Without such a clause, the departing hacker would still be responsible for their share of the mortgage. However, you're all jointly and severally liable under the mortgage, which means if one hacker defaults, everyone defaults. You could end up stuck with the mortgage and have to pay it off minus one partner. Worse yet, the partner who didn't pay would still be entitled to their equity share.

This underscores the need for clarity about your endgame with the house you hack. Are you all planning to live there permanently? Would you all sell the house at the end of the mortgage term? Another important consideration is that mortgage lenders don't offer special "house hacking" loans for individual portions financed by each partner.
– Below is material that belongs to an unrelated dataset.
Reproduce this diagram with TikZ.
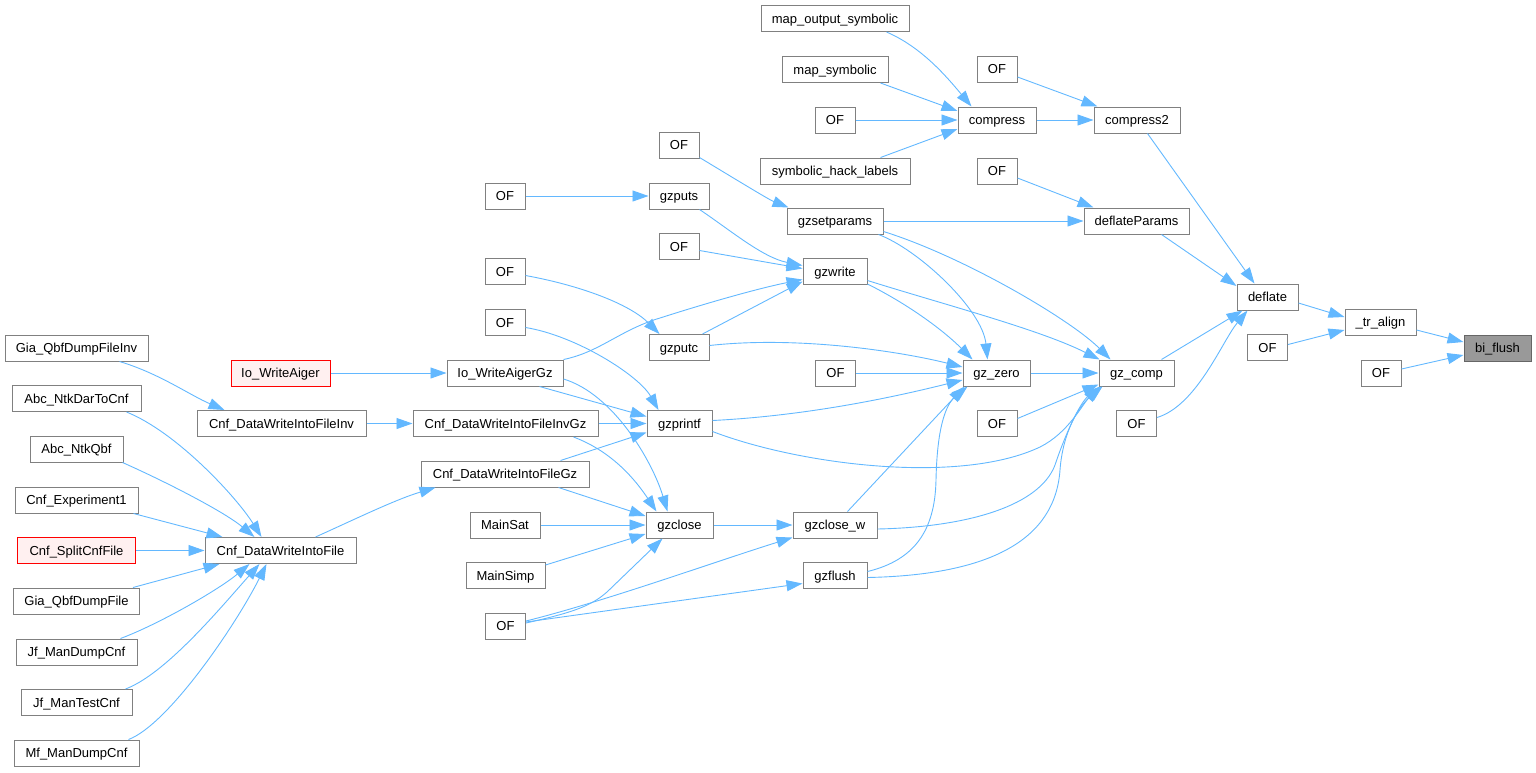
\documentclass[tikz,border=0pt]{standalone}
\usepackage{fontspec}
\setmainfont{Liberation Sans}
\usetikzlibrary{arrows.meta,calc}
\definecolor{boxgray}{HTML}{808080}
\definecolor{edgeblue}{HTML}{63B8FF}
\definecolor{redfill}{HTML}{FFF0F0}
\definecolor{curfill}{HTML}{999999}
\definecolor{curborder}{HTML}{666666}
\tikzset{
 box/.style={draw=boxgray, fill=white, line width=1pt, minimum height=26pt, inner sep=0pt, text height=12pt, text depth=2.7pt, font=\fontsize{13}{15}\selectfont},
 redbox/.style={box, draw=red, fill=redfill},
 curbox/.style={box, draw=curborder, fill=curfill},
 conn/.style={draw=edgeblue, line width=0.9pt, -{Triangle[length=16pt,width=11pt]}},
}
\begin{document}
\begin{tikzpicture}[x=1pt,y=-1pt]
\useasboundingbox (0,0) rectangle (1536,772);
% nodes
\node[box, minimum width=148pt] (mos) at (835,18.5) {map\_output\_symbolic};
\node[box, minimum width=106pt] (ms) at (835,69.5) {map\_symbolic};
\node[box, minimum width=40pt] (ofc) at (835,120) {OF};
\node[box, minimum width=150pt] (shl) at (835,171) {symbolic\_hack\_labels};
\node[box, minimum width=78pt] (cmp) at (997,120) {compress};
\node[box, minimum width=40pt] (ofc2) at (997,69) {OF};
\node[box, minimum width=86pt] (cmp2) at (1137,120) {compress2};
\node[box, minimum width=40pt] (ofdp) at (997,171) {OF};
\node[box, minimum width=105pt] (dp) at (1136.5,221) {deflateParams};
\node[box, minimum width=61pt] (dfl) at (1267.5,297) {deflate};
\node[box, minimum width=71pt] (tra) at (1380.5,322) {\_tr\_align};
\node[box, minimum width=40pt] (oftr) at (1267.5,347.5) {OF};
\node[curbox, minimum width=67pt] (bif) at (1497.5,348) {bi\_flush};
\node[box, minimum width=40pt] (ofbf) at (1381,373) {OF};
\node[box, minimum width=75pt] (gzc) at (1136.5,373) {gz\_comp};
\node[box, minimum width=67pt] (gzz) at (996.5,373) {gz\_zero};
\node[box, minimum width=40pt] (ofgzc) at (997,423.5) {OF};
\node[box, minimum width=40pt] (ofdef) at (1136.5,423.5) {OF};
\node[box, minimum width=40pt] (ofgzz) at (835.5,373) {OF};
\node[box, minimum width=96pt] (gzs) at (835,221) {gzsetparams};
\node[box, minimum width=64pt] (gzw) at (835,271.5) {gzwrite};
\node[box, minimum width=40pt] (ofgw) at (679,246.5) {OF};
\node[box, minimum width=40pt] (ofgs) at (679,145) {OF};
\node[box, minimum width=60pt] (gzpt) at (679,196) {gzputs};
\node[box, minimum width=40pt] (ofgp) at (505,196) {OF};
\node[box, minimum width=40pt] (ofpc) at (505,271.5) {OF};
\node[box, minimum width=40pt] (ofpf) at (505,322.5) {OF};
\node[box, minimum width=60pt] (gzpc) at (679,347.5) {gzputc};
\node[box, minimum width=65pt] (gzp) at (679.5,423.5) {gzprintf};
\node[box, minimum width=116pt] (iowgz) at (505,373) {Io\_WriteAigerGz};
\node[box, minimum width=185pt] (cdwfigz) at (505.5,423.5) {Cnf\_DataWriteIntoFileInvGz};
\node[box, minimum width=168pt] (cdwfgz) at (505,474) {Cnf\_DataWriteIntoFileGz};
\node[box, minimum width=70pt] (msat) at (505,525) {MainSat};
\node[box, minimum width=79pt] (msimp) at (505.5,575.5) {MainSimp};
\node[box, minimum width=40pt] (ofbot) at (505.5,626) {OF};
\node[box, minimum width=67pt] (gzcl) at (679.5,525) {gzclose};
\node[box, minimum width=84pt] (gzclw) at (835,525) {gzclose\_w};
\node[box, minimum width=64pt] (gzfl) at (835,575.5) {gzflush};
\node[redbox, minimum width=99pt] (iow) at (280.5,373) {Io\_WriteAiger};
\node[box, minimum width=169pt] (cdwfi) at (281.5,423.5) {Cnf\_DataWriteIntoFileInv};
\node[box, minimum width=151pt] (cdwf) at (280.5,550.5) {Cnf\_DataWriteIntoFile};
\node[box, minimum width=143pt] (gqdfi) at (76.5,348) {Gia\_QbfDumpFileInv};
\node[box, minimum width=129pt] (andtc) at (76.5,398.5) {Abc\_NtkDarToCnf};
\node[box, minimum width=93pt] (anq) at (76.5,449) {Abc\_NtkQbf};
\node[box, minimum width=123pt] (ce1) at (76.5,500) {Cnf\_Experiment1};
\node[redbox, minimum width=118pt] (csc) at (76.5,550.5) {Cnf\_SplitCnfFile};
\node[box, minimum width=126pt] (gqdf) at (76.5,601) {Gia\_QbfDumpFile};
\node[box, minimum width=121pt] (jmdc) at (76.5,652) {Jf\_ManDumpCnf};
\node[box, minimum width=111pt] (jmtc) at (76.5,702.5) {Jf\_ManTestCnf};
\node[box, minimum width=125pt] (mmdc) at (76.5,753) {Mf\_ManDumpCnf};
% edges: top cluster
\draw[conn] ($(mos.south west)+(126,0)$) .. controls +(35,15) and +(-25,-30) .. ($(cmp.north west)+(14,0)$);
\draw[conn] ($(ms.south east)+(-8,0)$) -- ($(cmp.west)+(0,-9)$);
\draw[conn] (ofc.east) -- (cmp.west);
\draw[conn] ($(shl.north east)+(-30,0)$) -- ($(cmp.west)+(0,9)$);
\draw[conn] (cmp.east) -- (cmp2.west);
\draw[conn] ($(ofc2.east)+(0,8)$) -- ($(cmp2.north west)+(4,0)$);
\draw[conn] ($(cmp2.south west)+(54,0)$) -- ($(dfl.north west)+(18,0)$);
\draw[conn] ($(ofdp.east)+(0,7)$) -- ($(dp.north west)+(10,0)$);
\draw[conn] (gzs.east) -- (dp.west);
\draw[conn] ($(dp.south west)+(78,0)$) -- ($(dfl.west)+(0,-11)$);
\draw[conn] ($(gzs.south east)+(-5,0)$) .. controls +(40,15) and +(-5,-50) .. ($(gzz.north west)+(25,0)$);
\draw[conn] ($(gzs.south east)+(0,-3)$) .. controls +(80,25) and +(-40,-40) .. ($(gzc.north west)+(12,0)$);
\draw[conn] ($(ofgs.south east)+(0,-1)$) .. controls +(25,15) and +(-20,-8) .. ($(gzs.north west)+(2,0)$);
\draw[conn] (ofgp.east) -- (gzpt.west);
\draw[conn] ($(gzpt.south west)+(51,0)$) .. controls +(30,20) and +(-40,-8) .. ($(gzw.west)+(0,-6)$);
\draw[conn] ($(ofgw.east)+(0,4)$) -- ($(gzw.west)+(0,-3)$);
\draw[conn] ($(gzw.south east)+(0,-1)$) .. controls +(40,20) and +(-30,-30) .. ($(gzz.north west)+(10,0)$);
\draw[conn] ($(gzw.east)+(0,9)$) .. controls +(80,25) and +(-60,-30) .. ($(gzc.north west)+(1,0)$);
\draw[conn] (iowgz.north east) .. controls (600,352) and (620,330) .. (660,318) .. controls (710,302) and (760,288) .. ($(gzw.west)+(0,8)$);
\draw[conn] ($(gzpc.north west)+(54,0)$) -- ($(gzw.west)+(0,10)$);
\draw[conn] ($(ofpc.east)+(0,4)$) .. controls +(55,10) and +(-30,-30) .. ($(gzpc.north west)+(11,0)$);
\draw[conn] ($(gzpc.east)+(0,-2)$) .. controls +(90,-10) and +(-60,-15) .. ($(gzz.west)+(0,-6)$);
\draw[conn] ($(ofpf.east)+(0,5)$) .. controls +(50,8) and +(-20,-35) .. ($(gzp.north west)+(12,0)$);
\draw[conn] (ofgzz.east) -- (gzz.west);
\draw[conn] ($(gzp.east)+(0,-3)$) .. controls +(100,-5) and +(-60,15) .. ($(gzz.west)+(0,7)$);
\draw[conn] ($(gzp.east)+(0,8)$) .. controls (800,465) and (960,485) .. (1040,447) .. controls (1068,433) and (1082,405) .. ($(gzc.south west)+(1,0)$);
\draw[conn] (gzz.east) -- (gzc.west);
\draw[conn] ($(ofgzc.east)+(0,-5)$) -- ($(gzc.south west)+(0,-2)$);
\draw[conn] ($(gzc.north west)+(63,0)$) -- ($(dfl.south west)+(6,0)$);
\draw[conn] ($(ofdef.east)+(0,-6)$) .. controls +(40,-12) and +(-25,30) .. ($(dfl.south west)+(11,0)$);
\draw[conn] ($(dfl.east)+(0,6)$) -- ($(tra.west)+(0,-5)$);
\draw[conn] ($(oftr.east)+(0,-3)$) -- ($(tra.west)+(0,8)$);
\draw[conn] ($(tra.east)+(0,8)$) -- ($(bif.west)+(0,-6)$);
\draw[conn] ($(ofbf.east)+(0,-4)$) -- ($(bif.west)+(0,7)$);
% left part
\draw[conn] ($(gqdfi.south west)+(115,0)$) .. controls +(40,12) and +(-35,-15) .. ($(cdwfi.north west)+(28,0)$);
\draw[conn] (iow.east) -- (iowgz.west);
\draw[conn] (cdwfi.east) -- (cdwfigz.west);
\draw[conn] ($(iowgz.south west)+(93,0)$) -- ($(gzp.west)+(0,-7)$);
\draw[conn] ($(iowgz.east)+(0,6)$) .. controls +(50,15) and +(-15,-50) .. ($(gzcl.north west)+(22,0)$);
\draw[conn] (cdwfigz.east) -- (gzp.west);
\draw[conn] ($(cdwfigz.south east)+(-25,0)$) .. controls +(40,15) and +(-20,-30) .. ($(gzcl.north west)+(11,0)$);
\draw[conn] ($(cdwfgz.north east)+(-29,0)$) -- ($(gzp.west)+(0,9)$);
\draw[conn] ($(cdwfgz.south east)+(-31,0)$) -- ($(gzcl.west)+(0,-9)$);
\draw[conn] ($(cdwf.north east)+(-41,0)$) .. controls +(40,-18) and +(-40,12) .. ($(cdwfgz.south west)+(15,0)$);
\draw[conn] ($(andtc.south east)+(-15,0)$) .. controls +(50,20) and +(-25,-40) .. ($(cdwf.north west)+(57,0)$);
\draw[conn] ($(anq.south east)+(-1,0)$) .. controls +(45,20) and +(-30,-25) .. ($(cdwf.north west)+(50,0)$);
\draw[conn] ($(ce1.south east)+(-5,0)$) -- ($(cdwf.north west)+(18,0)$);
\draw[conn] (csc.east) -- (cdwf.west);
\draw[conn] ($(gqdf.north east)+(-7,0)$) -- ($(cdwf.south west)+(15,0)$);
\draw[conn] ($(jmdc.north east)+(-17,0)$) .. controls +(40,-15) and +(-30,25) .. ($(cdwf.south west)+(45,0)$);
\draw[conn] ($(jmtc.north east)+(-7,0)$) .. controls +(40,-15) and +(-40,45) .. ($(cdwf.south west)+(55,0)$);
\draw[conn] ($(mmdc.north east)+(-11,0)$) .. controls +(40,-15) and +(-30,60) .. ($(cdwf.south west)+(62,0)$);
% bottom middle
\draw[conn] (msat.east) -- (gzcl.west);
\draw[conn] ($(msimp.north east)+(0,3)$) -- ($(gzcl.west)+(0,9)$);
\draw[conn] ($(ofbot.east)+(0,-3)$) .. controls (570,613) and (590,607) .. (607,592) -- ($(gzcl.south west)+(17,0)$);
\draw[conn] ($(ofbot.east)+(0,-5)$) .. controls +(80,-20) and +(-80,25) .. ($(gzclw.south west)+(0,-1)$);
\draw[conn] ($(ofbot.east)+(0,-4)$) -- ($(gzfl.west)+(0,8)$);
\draw[conn] (gzcl.east) -- (gzclw.west);
\draw[conn] ($(gzclw.north west)+(55,0)$) -- ($(gzz.south west)+(2,0)$);
\draw[conn] ($(gzclw.east)+(0,4)$) .. controls (970,527) and (1040,505) .. (1055,465) .. controls (1065,435) and (1080,402) .. ($(gzc.south west)+(3,0)$);
\draw[conn] ($(gzfl.east)+(0,-4)$) .. controls (915,560) and (935,530) .. (936,480) .. controls (937,430) and (945,405) .. ($(gzz.south west)+(5,0)$);
\draw[conn] ($(gzfl.east)+(0,2)$) .. controls (990,575) and (1055,540) .. (1060,470) .. controls (1063,430) and (1080,405) .. ($(gzc.south west)+(4,0)$);
\end{tikzpicture}
\end{document}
All of you will go through the same credit approval and underwriting process. If one partner has a lower credit score or a high income-to-debt ratio, you could all end up paying higher interest rates, potentially costing you tens of thousands of dollars each over the lifetime of the mortgage. So, choose your hacking partners extremely carefully.

The point here is not to deter you from house hacking or make it seem impossible. It is to ensure everyone enters the arrangement fully understanding the potential implications of a 30-year-long business partnership. If that’s the case, your chances of a successful house hack greatly improve. If not, you could easily be in a financial nightmare with no easy solution.

Disclaimer: The author is a former licensed real estate agent. Some opinions and information expressed in this article are based on that experience and not drawn from publicly available information or previously reported data. This article is not meant to endorse or recommend house hacking, and readers are cautioned not to accept it.